The Joint Judiciary Committee voted Tuesday against sponsoring a bill aimed at enhancing penalties for those who assault or threaten violence against healthcare providers.
Why it Matters: Proponents of the bill said it was an important step in protecting healthcare workers from rising violence in the industry.
- Between Jan. 2021 and June, 2022 Wyoming healthcare workers reported 121 incidents of violence via workers compensation claims, according to testimony delivered by Wyoming Hospital Association Vice President Josh Hannes.
- Advocates said failing to pass the legislation could put Wyoming at a disadvantage when it comes to recruiting healthcare workers because most other states have passed some sort of extra penalties.
- “I’ve been spit on. I’ve been pushed, kicked, knocked over,” said Lisa Harry, a Campbell County board of health trustee. “You expect that. But these kinds of incidents have increased so much that I have to question is this enough? What we’re doing is not working. We aren’t protecting our workers.”
Why it failed: Some lawmakers said that while they want to find a solution to the issue, they thought the enhanced penalties wouldn’t actually help solve the problem.

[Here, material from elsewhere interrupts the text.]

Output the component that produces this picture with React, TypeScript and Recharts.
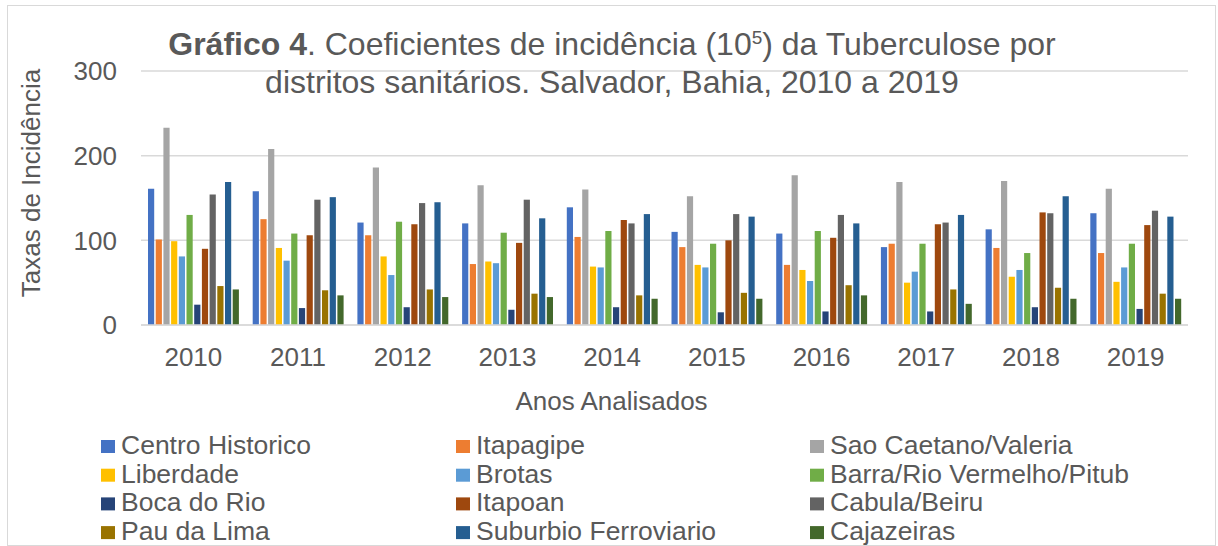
import React from 'react';
import { BarChart, Bar, XAxis, YAxis, CartesianGrid, Legend } from 'recharts';

const years = ['2010', '2011', '2012', '2013', '2014', '2015', '2016', '2017', '2018', '2019'];
const yTicks = [0, 100, 200, 300];

const centroHistorico = [161, 158, 121, 120, 139, 110, 108, 92, 113, 132];
const itapagipe = [101, 125, 106, 72, 104, 92, 71, 96, 91, 85];
const saoCaetano = [233, 208, 186, 165, 160, 152, 177, 169, 170, 161];
const liberdade = [99, 91, 81, 75, 69, 71, 65, 50, 57, 51];
const brotas = [81, 76, 59, 73, 68, 68, 52, 63, 65, 68];
const barra = [130, 108, 122, 109, 111, 96, 111, 96, 85, 96];
const bocaDoRio = [24, 20, 21, 18, 21, 15, 16, 16, 21, 19];
const itapoan = [90, 106, 119, 97, 124, 100, 103, 119, 133, 118];
const cabula = [154, 148, 144, 148, 120, 131, 130, 121, 132, 135];
const pauDaLima = [46, 41, 42, 37, 35, 38, 47, 42, 44, 37];
const suburbio = [169, 151, 145, 126, 131, 128, 120, 130, 152, 128];
const cajazeiras = [42, 35, 33, 33, 31, 31, 35, 25, 31, 31];

const seriesNames = [
  'Centro Historico',
  'Itapagipe',
  'Sao Caetano/Valeria',
  'Liberdade',
  'Brotas',
  'Barra/Rio Vermelho/Pitub',
  'Boca do Rio',
  'Itapoan',
  'Cabula/Beiru',
  'Pau da Lima',
  'Suburbio Ferroviario',
  'Cajazeiras',
];
const seriesValues = [
  centroHistorico, itapagipe, saoCaetano, liberdade, brotas, barra,
  bocaDoRio, itapoan, cabula, pauDaLima, suburbio, cajazeiras,
];
const seriesColors = [
  '#4472C4', '#ED7D31', '#A5A5A5', '#FFC000', '#5B9BD5', '#70AD47',
  '#264478', '#9E480E', '#636363', '#997300', '#255E91', '#43682B',
];

const data = years.map((year, i) => {
  const row: Record<string, string | number> = { year };
  seriesNames.forEach((name, s) => {
    row[name] = seriesValues[s][i];
  });
  return row;
});

const FONT = "'Liberation Sans', Arial, sans-serif";
const TEXT = '#595959';

const renderLegend = () => (
  <svg width={1218} height={121} style={{ display: 'block' }}>
    {seriesNames.map((name, i) => {
      const col = i % 3;
      const row = Math.floor(i / 3);
      const sx = [101, 456, 810][col];
      const base = 29 + row * 28.7;
      return (
        <g key={name}>
          <rect x={sx} y={base - 14} width={14} height={13} fill={seriesColors[i]} />
          <text x={sx + 20} y={base} fontSize={26.5} fill={TEXT} fontFamily={FONT}>
            {name}
          </text>
        </g>
      );
    })}
  </svg>
);

export default function App() {
  return (
    <div style={{ position: 'absolute', left: 0, top: 0, width: 1218, height: 546, background: '#fff', fontFamily: FONT }}>
      <div
        style={{
          position: 'absolute',
          left: 7,
          top: 5,
          width: 1207,
          height: 539,
          border: '1px solid #d9d9d9',
        }}
      />
      <BarChart
        width={1218}
        height={546}
        data={data}
        margin={{ top: 71, right: 30, left: 0, bottom: 121 }}
        barSize={6.2}
        barGap={1.5}
      >
        <CartesianGrid vertical={false} stroke="#d9d9d9" strokeWidth={1.5} />
        <XAxis
          dataKey="year"
          height={100}
          tickSize={0}
          tickMargin={23}
          axisLine={{ stroke: '#d9d9d9', strokeWidth: 1.5 }}
          tick={{ fill: TEXT, fontSize: 26, fontFamily: FONT }}
          label={{ value: 'Anos Analisados', position: 'insideBottom', offset: 15, dx: -53, fill: TEXT, fontSize: 26, fontFamily: FONT }}
        />
        <YAxis
          width={141}
          domain={[0, 300]}
          ticks={yTicks}
          tickSize={0}
          tickMargin={24}
          axisLine={false}
          tick={{ fill: TEXT, fontSize: 26, fontFamily: FONT }}
          label={{
            value: 'Taxas de Incidência',
            angle: -90,
            position: 'insideLeft',
            offset: 31,
            dy: -15,
            fill: TEXT,
            fontSize: 26,
            fontFamily: FONT,
            style: { textAnchor: 'middle' },
          }}
        />
        {seriesNames.map((name, i) => (
          <Bar key={name} dataKey={name} fill={seriesColors[i]} isAnimationActive={false} />
        ))}
        <Legend
          layout="vertical"
          align="center"
          verticalAlign="middle"
          wrapperStyle={{ left: 0, top: 425, width: 1218, height: 121 }}
          content={renderLegend}
        />
      </BarChart>
      <svg
        width={1218}
        height={120}
        style={{ position: 'absolute', left: 0, top: 0, pointerEvents: 'none' }}
      >
        <text x={612} y={55} textAnchor="middle" fontSize={32} fill={TEXT} fontFamily={FONT}>
          <tspan fontWeight="bold">Gráfico 4</tspan>
          <tspan>. Coeficientes de incidência (10</tspan>
          <tspan fontSize={19} dy={-11}>5</tspan>
          <tspan dy={11}>) da Tuberculose por</tspan>
        </text>
        <text x={612} y={93} textAnchor="middle" fontSize={32} fill={TEXT} fontFamily={FONT}>
          distritos sanitários. Salvador, Bahia, 2010 a 2019
        </text>
      </svg>
    </div>
  );
}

- “We talked about law enforcement having special protections in our statutes,” Rep. Karlee Provenza (D-Laramie) said. “And we heard from law enforcement last time that that hasn’t stopped them from being assaulted either.”
- Sen. John Kolb (R-Rock Springs) said that testimony showed the bill would “not deter people from doing what they’ve been doing in violence against healthcare workers. And I’ll stand opposed to legislation that effectively does not help.”